Traveling with Pets

posted: by: Marie Jarden, DVM, Dawn, RVT Tags: "Clinic Specials" "News" 

It's spring break time, and right around the corner (we hope!) is summer.  With the warmer weather, more people will be traveling on vacations or to visit family.  Many people opt to take their pets along with them on their travels.  However, this may take some careful planning ahead depending on how you choose to travel and where you go.

Not all pets travel well or do well away from their homes.  Please consider this before traveling with your pet.  Will your pet be comfortable in a different environment?  Or would it be better to leave him/her at home with a pet sitter or at a boarding kennel?

When you travel with your pets, be sure to carry their vaccine certificate, especially their rabies certificate, along with you.  This will prove what vaccines your pet has received for their safety and the safety of other animals your pet may be exposed to.  I'd also recommend having a picture of your pet in case you become separated.  Microchips are also highly recommended in case you become separated!

If you fly, please check with your airlines on what their requirements for animal transportation are.  Certain types of crates are required for travel, and your pet may be traveling in cargo.

Also check with your final destination, especially if you are leaving the country to traveling to an island (this includes Hawaii!).  Often you'll be required to get a health certificate or other official documentation pertaining to your pet's current health status.  These are usually given out 10 days or so prior to the trip and require a veterinary visit, so plan ahead.

Health certificates and other regulations (additional vaccines or testing for specific disease) are instituted by places to help minimize the spread of disease among animals.  Some places do not suffer from the same diseases pets here in the states can be in contact with.  They may also have other diseases we never see here in the states.

Parasite control is a must while traveling!  Definitely continue your pet's flea, tick, heartworm, and intestinal parasite control on your trip.  Some places require this to be given prior to departure for their location.
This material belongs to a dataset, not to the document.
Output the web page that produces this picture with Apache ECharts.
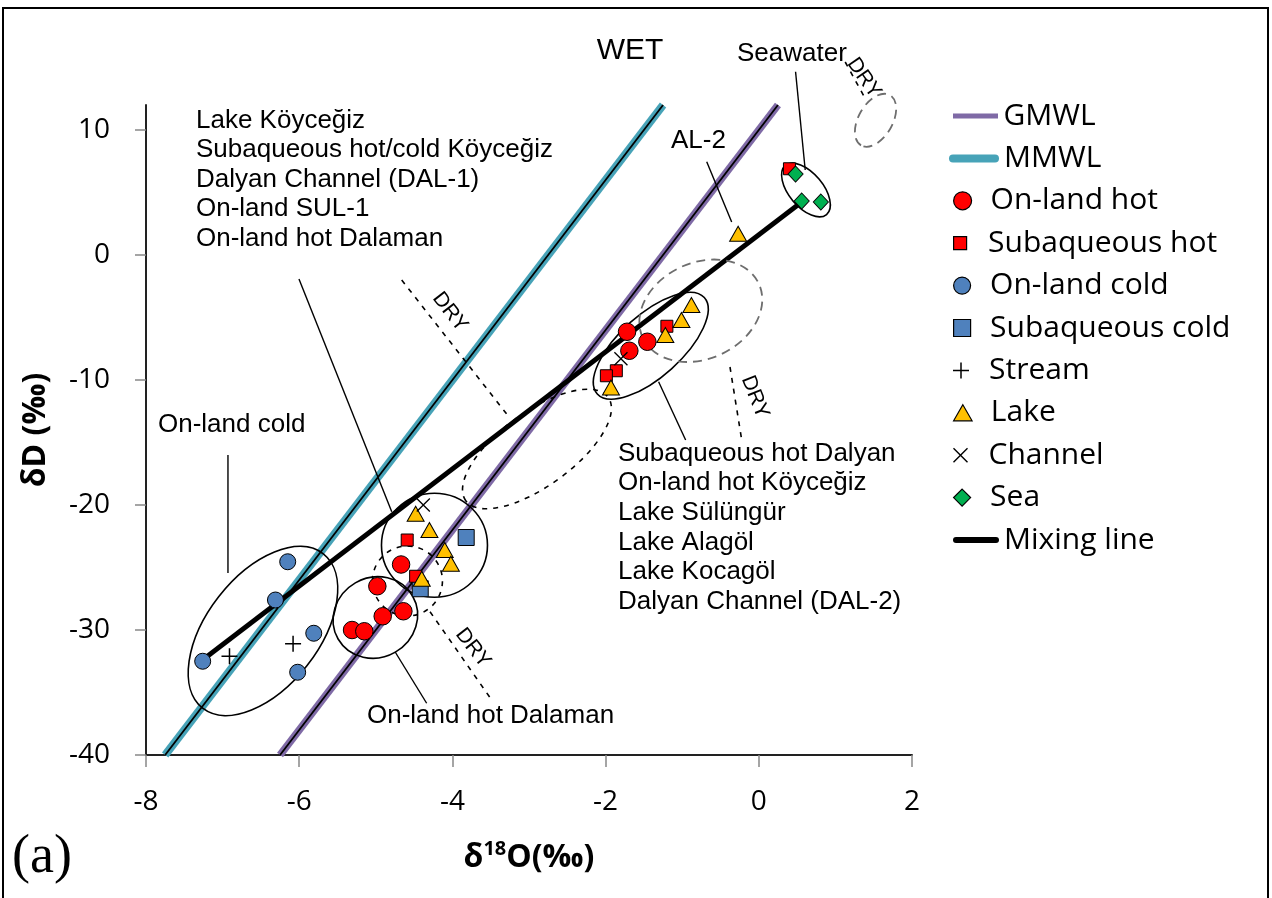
<!DOCTYPE html>
<html>
<head>
<meta charset="utf-8">
<script src="https://cdn.jsdelivr.net/npm/echarts@6/dist/echarts.min.js"></script>
<style>
  html, body { margin: 0; padding: 0; background: #fff; }
  #chart { width: 1272px; height: 898px; }
</style>
</head>
<body>
<div id="chart"></div>
<script>
// δ18O, δD (‰) of each water type
const onLandHot = [[-4.67, -24.76], [-4.98, -26.5], [-4.64, -28.5], [-4.91, -28.9], [-5.31, -30.0], [-5.15, -30.1],
                   [-1.72, -6.14], [-1.455, -6.94], [-1.69, -7.66]];
const subaqueousHot = [[-4.59, -22.8], [-4.48, -25.7], [-1.20, -5.7], [-1.86, -9.26], [-1.99, -9.66], [0.40, 6.9]];
const onLandCold = [[-6.15, -24.54], [-6.31, -27.6], [-5.81, -30.26], [-6.02, -33.38], [-7.26, -32.5]];
const subaqueousCold = [[-3.82, -22.6], [-4.42, -26.7]];
const stream = [[-6.91, -32.1], [-6.08, -31.1]];
const lake = [[-4.48, -20.7], [-4.30, -22.0], [-4.10, -23.6], [-4.02, -24.7], [-4.40, -25.9],
              [-0.88, -4.0], [-1.01, -5.2], [-1.22, -6.4], [-1.93, -10.6], [-0.27, 1.7]];
const channel = [[-4.38, -20.0], [-1.80, -8.3]];
const sea = [[0.48, 6.48], [0.56, 4.32], [0.81, 4.24]];

// Meteoric water lines (end points) and the mixing line
const gmwl = [[-6.25, -40], [0.25, 12]];    // δD = 8·δ18O + 10
const mmwl = [[-7.75, -40], [-1.25, 12]];   // δD = 8·δ18O + 22
const mixingLine = [[-7.22, -32.2], [0.53, 4.1]];

// Axis ticks
const xTicks = [-8, -6, -4, -2, 0, 2];
const yTicks = [-40, -30, -20, -10, 0, 10];

// Group outlines: centre in data units, radii in px, tilt in degrees
const groupOutlines = [
  { at: [-6.473, -30.08], rx: 98, ry: 56, tilt: 52, outline: 'solid' },
  { at: [-5.006, -29.0], rx: 43, ry: 40, tilt: 30, outline: 'solid' },
  { at: [-4.234, -23.22], rx: 53, ry: 52, tilt: 0, outline: 'solid' },
  { at: [-4.587, -26.08], rx: 35, ry: 35, tilt: 0, outline: 'dry' },
  { at: [-2.896, -15.52], rx: 88, ry: 37, tilt: 36, outline: 'dry' },
  { at: [-1.41, -7.26], rx: 72, ry: 31, tilt: 42, outline: 'solid' },
  { at: [-0.757, -4.46], rx: 64, ry: 48, tilt: 25, outline: 'drySea' },
  { at: [0.616, 5.2], rx: 32, ry: 17, tilt: -50, outline: 'solid' },
  { at: [1.524, 10.78], rx: 29, ry: 17, tilt: 60, outline: 'drySea' }
];
// Label leader lines and dry-season shift lines: [x1, y1, x2, y2] in data units
const leaderLines = [
  [-6.003, -1.92, -4.792, -20.54],
  [-6.93, -16.0, -6.93, -25.44],
  [-4.749, -31.74, -4.336, -35.86],
  [-1.308, -10.14, -0.955, -14.8],
  [-0.680, 7.46, -0.354, 2.64],
  [0.480, 14.66, 0.606, 6.8]
];
const dryLines = [
  [-4.662, -2.0, -3.248, -13.06],
  [-0.376, -8.96, -0.223, -14.8],
  [-4.292, -28.54, -3.487, -35.6],
  [1.128, 15.44, 1.40, 12.4]
];

const outlineStyles = {
  solid: { stroke: '#000', lineWidth: 1.6 },
  dry: { stroke: '#000', lineWidth: 1.6, lineDash: [5, 6] },
  drySea: { stroke: '#6e6e6e', lineWidth: 1.8, lineDash: [9, 6] }
};

const C = {
  gmwl: '#7F6AA6', mmwl: '#47A3B8', red: '#FF0000', blue: '#4F81BD',
  gold: '#FFC000', green: '#00B050', black: '#000'
};
const plusPath = 'path://M7.25,0h1.5v7.25h7.25v1.5h-7.25v7.25h-1.5v-7.25h-7.25v-1.5h7.25z';
const crossPath = 'path://M0,1.06L1.06,0L8,6.94L14.94,0L16,1.06L9.06,8L16,14.94L14.94,16L8,9.06L1.06,16L0,14.94L6.94,8Z';
const circlePath = 'path://M0,5A5,5 0 1 1 10,5A5,5 0 1 1 0,5Z';
const squarePath = 'path://M0,0H10V10H0Z';
const trianglePath = 'path://M5,0L10,8.66L0,8.66Z';
const diamondPath = 'path://M5,0L10,5L5,10L0,5Z';

const sansUI = '"Open Sans", "Noto Sans", sans-serif';
const sansText = '"Liberation Sans", Arial, sans-serif';

function markerSeries(name, data, symbol, size, color, border) {
  return {
    type: 'scatter', name, data, symbol, symbolSize: size, z: 5,
    itemStyle: { color, borderColor: '#000', borderWidth: border, opacity: 1 },
    emphasis: { disabled: true }
  };
}

function lineSeries(name, data, color, width, z) {
  return {
    type: 'line', name, data, z, symbol: 'none', silent: true, clip: true,
    lineStyle: { color, width, cap: 'butt' },
    emphasis: { disabled: true }
  };
}

function segmentSeries(name, data, style) {
  return {
    type: 'custom', name, data, z: 4, silent: true, clip: false,
    encode: { x: [0, 2], y: [1, 3] },
    renderItem(params, api) {
      const p1 = api.coord([api.value(0), api.value(1)]);
      const p2 = api.coord([api.value(2), api.value(3)]);
      return { type: 'line', shape: { x1: p1[0], y1: p1[1], x2: p2[0], y2: p2[1] }, style };
    }
  };
}

// Legend: one row per entry so each can keep its own key size
const legendRows = [
  { name: 'GMWL', icon: 'path://M0,0H45V5H0Z', w: 46, h: 5, color: C.gmwl, border: 0, left: 953 },
  { name: 'MMWL', icon: 'path://M4,0H46A4,4 0 0 1 46,8H4A4,4 0 0 1 4,0Z', w: 50, h: 8, color: C.mmwl, border: 0, left: 949 },
  { name: 'On-land hot', icon: circlePath, w: 46, h: 18, color: C.red, border: 1.2, left: 953 },
  { name: 'Subaqueous hot', icon: squarePath, w: 46, h: 13, color: C.red, border: 1.2, left: 953 },
  { name: 'On-land cold', icon: circlePath, w: 46, h: 17, color: C.blue, border: 1.2, left: 953 },
  { name: 'Subaqueous cold', icon: squarePath, w: 46, h: 17, color: C.blue, border: 1.2, left: 953 },
  { name: 'Stream', icon: plusPath, w: 46, h: 16, color: C.black, border: 0, left: 953 },
  { name: 'Lake', icon: trianglePath, w: 46, h: 16, color: C.gold, border: 1.2, left: 953 },
  { name: 'Channel', icon: crossPath, w: 46, h: 15, color: C.black, border: 0, left: 953 },
  { name: 'Sea', icon: diamondPath, w: 46, h: 17, color: C.green, border: 1.2, left: 953 },
  { name: 'Mixing line', icon: 'path://M3,0H43A3,3 0 0 1 43,6H3A3,3 0 0 1 3,0Z', w: 46, h: 6, color: C.black, border: 0, left: 953 }
];
const legendFirstRow = 116, legendStep = 42.4, legendLine = 34;

const chart = echarts.init(document.getElementById('chart'), null, { renderer: 'canvas' });

chart.setOption({
  animation: false,
  backgroundColor: '#fff',
  grid: { left: 146, right: 360, top: 105, bottom: 143, containLabel: false },
  xAxis: {
    type: 'value', min: -8, max: 2, interval: 2,
    axisLine: { show: true, onZero: false, lineStyle: { color: '#222', width: 2 } },
    axisTick: { show: true, length: 12, lineStyle: { color: '#888', width: 1.5 } },
    axisLabel: { color: '#000', fontFamily: sansUI, fontSize: 28, margin: 33,
                 customValues: xTicks },
    splitLine: { show: false },
    name: '{a|δ}{s|18}{a|O(‰)}',
    nameLocation: 'middle', nameGap: 84,
    nameTextStyle: {
      rich: {
        a: { fontFamily: sansUI, fontWeight: 'bold', fontSize: 32, lineHeight: 38, color: '#000' },
        s: { fontFamily: sansUI, fontWeight: 'bold', fontSize: 20, lineHeight: 26, color: '#000', verticalAlign: 'top' }
      }
    }
  },
  yAxis: {
    type: 'value', min: -40, max: 12,
    axisLine: { show: true, onZero: false, lineStyle: { color: '#222', width: 2 } },
    axisTick: { show: true, length: 11, lineStyle: { color: '#888', width: 1.5 }, customValues: yTicks },
    axisLabel: { color: '#000', fontFamily: sansUI, fontSize: 28, margin: 36, customValues: yTicks },
    splitLine: { show: false },
    name: 'δD (‰)', nameLocation: 'middle', nameGap: 92,
    nameTextStyle: { fontFamily: sansUI, fontWeight: 'bold', fontSize: 32, lineHeight: 36, color: '#000' }
  },
  legend: legendRows.map((r, i) => ({
    data: [{ name: r.name, icon: r.icon,
             itemStyle: { color: r.color, borderColor: '#000', borderWidth: r.border } }],
    left: r.left, top: legendFirstRow + i * legendStep - legendLine / 2,
    itemWidth: r.w, itemHeight: r.h, padding: 0,
    textStyle: { fontFamily: sansUI, fontSize: 30, color: '#000', lineHeight: legendLine }
  })),
  series: [
    lineSeries('MMWL', mmwl, C.mmwl, 8, 1),
    lineSeries('MMWL', mmwl, '#000', 1.8, 2),
    lineSeries('GMWL', gmwl, C.gmwl, 7.5, 1),
    lineSeries('GMWL', gmwl, '#000', 1.8, 2),
    lineSeries('Mixing line', mixingLine, '#000', 4.8, 3),
    {
      type: 'custom', name: 'outlines', z: 4, silent: true, clip: false,
      data: groupOutlines.map(g => g.at),
      renderItem(params, api) {
        const g = groupOutlines[params.dataIndex];
        const c = api.coord([api.value(0), api.value(1)]);
        return {
          type: 'ellipse', x: c[0], y: c[1], rotation: g.tilt * Math.PI / 180,
          shape: { cx: 0, cy: 0, rx: g.rx, ry: g.ry },
          style: Object.assign({ fill: 'none' }, outlineStyles[g.outline])
        };
      }
    },
    segmentSeries('leaders', leaderLines, { stroke: '#000', lineWidth: 1.4 }),
    segmentSeries('dry shift', dryLines, { stroke: '#000', lineWidth: 1.6, lineDash: [5, 6] }),
    markerSeries('On-land cold', onLandCold, 'circle', 16, C.blue, 1),
    markerSeries('Subaqueous cold', subaqueousCold, 'rect', 16, C.blue, 1),
    markerSeries('On-land hot', onLandHot, 'circle', 17.5, C.red, 1),
    markerSeries('Subaqueous hot', subaqueousHot, 'rect', 12, C.red, 1),
    markerSeries('Stream', stream, plusPath, 16, C.black, 0),
    markerSeries('Lake', lake, 'triangle', [17, 15], C.gold, 1),
    markerSeries('Channel', channel, crossPath, 14, C.black, 0),
    markerSeries('Sea', sea, 'diamond', [15, 16], C.green, 1)
  ],
  graphic: [
    { type: 'rect', silent: true, z: -10, shape: { x: 3, y: 8, width: 1265, height: 896 },
      style: { fill: 'none', stroke: '#000', lineWidth: 2 } },
    { type: 'text', x: 630, y: 51, style: { text: 'WET', font: `30px ${sansText}`, fill: '#000', align: 'center', verticalAlign: 'middle' } },
    { type: 'text', x: 196, y: 106, style: {
        text: 'Lake Köyceğiz\nSubaqueous hot/cold Köyceğiz\nDalyan Channel (DAL-1)\nOn-land SUL-1\nOn-land hot Dalaman',
        font: `26px ${sansText}`, lineHeight: 29.5, fill: '#000', align: 'left', verticalAlign: 'top' } },
    { type: 'text', x: 158, y: 425, style: { text: 'On-land cold', font: `26px ${sansText}`, fill: '#000', align: 'left', verticalAlign: 'middle' } },
    { type: 'text', x: 367, y: 716, style: { text: 'On-land hot Dalaman', font: `26px ${sansText}`, fill: '#000', align: 'left', verticalAlign: 'middle' } },
    { type: 'text', x: 618, y: 438.5, style: {
        text: 'Subaqueous hot Dalyan\nOn-land hot Köyceğiz\nLake Sülüngür\nLake Alagöl\nLake Kocagöl\nDalyan Channel (DAL-2)',
        font: `26px ${sansText}`, lineHeight: 29.7, fill: '#000', align: 'left', verticalAlign: 'top' } },
    { type: 'text', x: 671, y: 141, style: { text: 'AL-2', font: `26px ${sansText}`, fill: '#000', align: 'left', verticalAlign: 'middle' } },
    { type: 'text', x: 737, y: 54, style: { text: 'Seawater', font: `26px ${sansText}`, fill: '#000', align: 'left', verticalAlign: 'middle' } },
    { type: 'text', x: 450, y: 312, rotation: -52 * Math.PI / 180, style: { text: 'DRY', font: `21px ${sansText}`, fill: '#000', align: 'center', verticalAlign: 'middle' } },
    { type: 'text', x: 755, y: 397, rotation: -68 * Math.PI / 180, style: { text: 'DRY', font: `21px ${sansText}`, fill: '#000', align: 'center', verticalAlign: 'middle' } },
    { type: 'text', x: 473, y: 648, rotation: -52 * Math.PI / 180, style: { text: 'DRY', font: `21px ${sansText}`, fill: '#000', align: 'center', verticalAlign: 'middle' } },
    { type: 'text', x: 864, y: 78, rotation: -55 * Math.PI / 180, style: { text: 'DRY', font: `21px ${sansText}`, fill: '#000', align: 'center', verticalAlign: 'middle' } },
    { type: 'text', x: 12, y: 858, style: { text: '(a)', font: `54px "Liberation Serif", "Times New Roman", serif`, fill: '#000', align: 'left', verticalAlign: 'middle' } }
  ]
});
</script>
</body>
</html>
Please look ahead to states or countries you're traveling through and to to determine what you need for your pet to safely cross the border.  Each locale has different regulations.  There's nothing worse than having to leave your pet behind or turn around.
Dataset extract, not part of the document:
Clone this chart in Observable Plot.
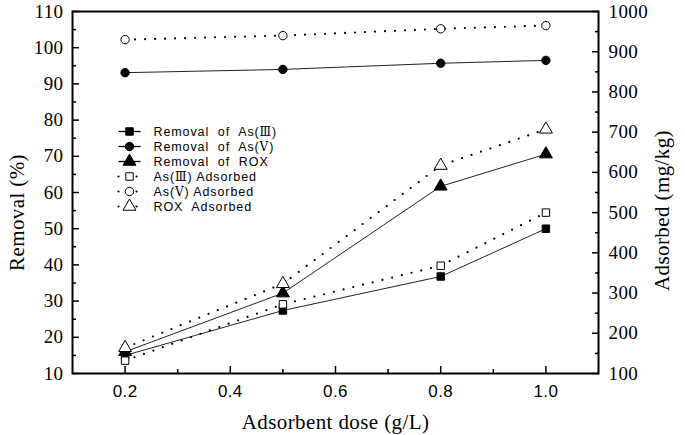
<!DOCTYPE html>
<html><head><meta charset="utf-8">
<script src="https://cdn.jsdelivr.net/npm/d3@7"></script>
<script src="https://cdn.jsdelivr.net/npm/@observablehq/plot@0.6"></script>
<style>body{margin:0;background:#fff} svg{white-space:pre} svg text{letter-spacing:0.4px}</style>
</head><body><div id="chart"></div>
<script>
// ---- data ----
const doses = [0.2, 0.5, 0.8, 1.0];
const removalAs3 = [15.0, 27.4, 36.8, 50.0];
const removalAs5 = [93.1, 94.0, 95.7, 96.5];
const removalROX = [16.0, 32.2, 61.7, 70.6];
const adsorbedAs3 = [132, 272, 368, 500];
const adsorbedAs5 = [930, 940, 957, 965];
const adsorbedROX = [164, 323, 617, 707];
const xTicks = [0.2, 0.4, 0.6, 0.8, 1.0];
const xMinor = [0.3, 0.5, 0.7, 0.9];
const leftTicks = [10, 20, 30, 40, 50, 60, 70, 80, 90, 100, 110];
const leftMinor = [15, 25, 35, 45, 55, 65, 75, 85, 95, 105];
const rightTicks = [100, 200, 300, 400, 500, 600, 700, 800, 900, 1000];
const rightMinor = [150, 250, 350, 450, 550, 650, 750, 850, 950];
const legendLabels = ["Removal  of  As(\u2162)", "Removal  of  As(\u2164)", "Removal  of  ROX",
  "As(\u2162) Adsorbed", "As(\u2164) Adsorbed", "ROX  Adsorbed"];

// right axis values mapped into the left (Removal) scale
const toLeft = d3.scaleLinear([100, 1000], [10, 110]);

const series = [
  {values: removalAs3, right: false, symbol: "square", fill: "black", dotted: false},
  {values: removalAs5, right: false, symbol: "circle", fill: "black", dotted: false},
  {values: removalROX, right: false, symbol: "triangle", fill: "black", dotted: false},
  {values: adsorbedAs3, right: true, symbol: "square", fill: "white", dotted: true},
  {values: adsorbedAs5, right: true, symbol: "circle", fill: "white", dotted: true},
  {values: adsorbedROX, right: true, symbol: "triangle", fill: "white", dotted: true}
];
series.forEach((s, i) => s.label = legendLabels[i]);

const serif = "'Liberation Serif', 'Times New Roman', serif";
const sans = "'Liberation Sans', Arial, sans-serif";
const rOf = (s) => s.symbol === "triangle" ? 4.8 : 4.2;

const lineStyle = (s) => s.dotted
  ? {stroke: "black", strokeWidth: 2.2, strokeDasharray: "0,10", strokeLinecap: "round"}
  : {stroke: "#222", strokeWidth: 1};

const marks = [];
for (const s of series) {
  const rows = doses.map((d, j) => ({x: d, y: s.right ? toLeft(s.values[j]) : s.values[j]}));
  marks.push(Plot.line(rows, {x: "x", y: "y", ...lineStyle(s)}));
}
for (const s of series) {
  const rows = doses.map((d, j) => ({x: d, y: s.right ? toLeft(s.values[j]) : s.values[j]}));
  marks.push(Plot.dot(rows, {x: "x", y: "y", symbol: () => s.symbol, r: rOf(s),
    fill: s.fill, stroke: "black", strokeWidth: 1}));
}

// legend
const hline = {draw(ctx) { ctx.moveTo(-11, 0); ctx.lineTo(11, 0); }};
series.forEach((s, i) => {
  const dy = 120 + i * 15;
  marks.push(Plot.dot([0], {frameAnchor: "top-left", dx: 57, dy, symbol: hline, r: 1, fill: "none",
    ...(s.dotted ? {stroke: "black", strokeWidth: 2.2, strokeDasharray: "0,9", strokeLinecap: "round"} : {stroke: "black", strokeWidth: 1.3})}));
  marks.push(Plot.dot([0], {frameAnchor: "top-left", dx: 57, dy, symbol: s.symbol, r: rOf(s),
    fill: s.fill, stroke: "black", strokeWidth: 1}));
  marks.push(Plot.text([s.label], {text: d => d, frameAnchor: "top-left", dx: 81, dy, textAnchor: "start",
    lineAnchor: "middle", fontFamily: sans, fontSize: 12.5, fill: "black"}));
});

// tick marks (inward)
marks.push(
  Plot.axisX({ticks: xTicks, tickSize: -7, tickFormat: () => "", label: null, strokeWidth: 1.5}),
  Plot.axisX({ticks: xMinor, tickSize: -4, tickFormat: () => "", label: null, strokeWidth: 1.5}),
  Plot.axisY({anchor: "left", ticks: leftTicks, tickSize: -7, tickFormat: () => "", label: null, strokeWidth: 1.5}),
  Plot.axisY({anchor: "left", ticks: leftMinor, tickSize: -4, tickFormat: () => "", label: null, strokeWidth: 1.5}),
  Plot.axisY({anchor: "right", ticks: rightTicks.map(toLeft), tickSize: -7, tickFormat: () => "", label: null, strokeWidth: 1.5}),
  Plot.axisY({anchor: "right", ticks: rightMinor.map(toLeft), tickSize: -4, tickFormat: () => "", label: null, strokeWidth: 1.5}),
  Plot.frame({stroke: "black", strokeWidth: 2})
);
// tick labels
marks.push(
  Plot.text(xTicks, {x: d => d, text: d3.format(".1f"), frameAnchor: "bottom", dy: 18, lineAnchor: "middle",
    fontFamily: sans, fontSize: 17, fill: "black"}),
  Plot.text(leftTicks, {y: d => d, text: d => String(d), frameAnchor: "left", dx: -9, textAnchor: "end",
    lineAnchor: "middle", fontFamily: serif, fontSize: 19, fill: "black"}),
  Plot.text(rightTicks, {y: d => toLeft(d), text: d => String(d), frameAnchor: "right", dx: 10, textAnchor: "start",
    lineAnchor: "middle", fontFamily: serif, fontSize: 19, fill: "black"})
);
// axis titles
marks.push(
  Plot.text(["Adsorbent dose (g/L)"], {text: d => d, frameAnchor: "bottom", dy: 49, textAnchor: "middle", lineAnchor: "middle", fontFamily: serif, fontSize: 21, fill: "black"}),
  Plot.text(["Removal (%)"], {text: d => d, frameAnchor: "left", dx: -55, dy: 20, rotate: -90, textAnchor: "middle", lineAnchor: "middle", fontFamily: serif, fontSize: 21, fill: "black"}),
  Plot.text(["Adsorbed (mg/kg)"], {text: d => d, frameAnchor: "right", dx: 64, dy: 18, rotate: -90, textAnchor: "middle", lineAnchor: "middle", fontFamily: serif, fontSize: 21, fill: "black"})
);

const chart = Plot.plot({
  width: 685, height: 435,
  marginLeft: 72, marginRight: 87, marginTop: 11, marginBottom: 62,
  x: {domain: [0.1, 1.1], axis: null},
  y: {domain: [10, 110], axis: null},
  style: {background: "white", color: "black", overflow: "visible"},
  marks
});
// legend texts: slightly wider spacing; roman numerals in a compact serif font with full coverage
d3.select(chart).selectAll("text").each(function () {
  const t = this.textContent;
  if (!legendLabels.includes(t)) return;
  const sel = d3.select(this).style("letter-spacing", "0.9px");
  if (!/[\u2162\u2164]/.test(t)) return;
  sel.text(null);
  for (const part of t.split(/([\u2162\u2164])/)) {
    if (!part) continue;
    const ts = sel.append("tspan").text(part);
    if (/[\u2162\u2164]/.test(part)) ts.attr("font-family", "'DejaVu Serif', 'DejaVu Sans', serif").attr("font-size", 12);
  }
});
document.getElementById("chart").append(chart);
</script>
</body></html>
You can find out more information at the USDA APHIS Pet Travel web-site  Please allow yourself enough time to complete all requirements necessary to travel with your pet.

Also, don't forget to pack an ample supply (and some extra) of your pet's food and medications.  Take along your veterinarian's information in case you need to contact them for refills.  If you plan to stay in an area for awhile, it's helpful to know the location of the nearest veterinary clinic or emergency clinic in case your pet needs veterinary care while on your trip.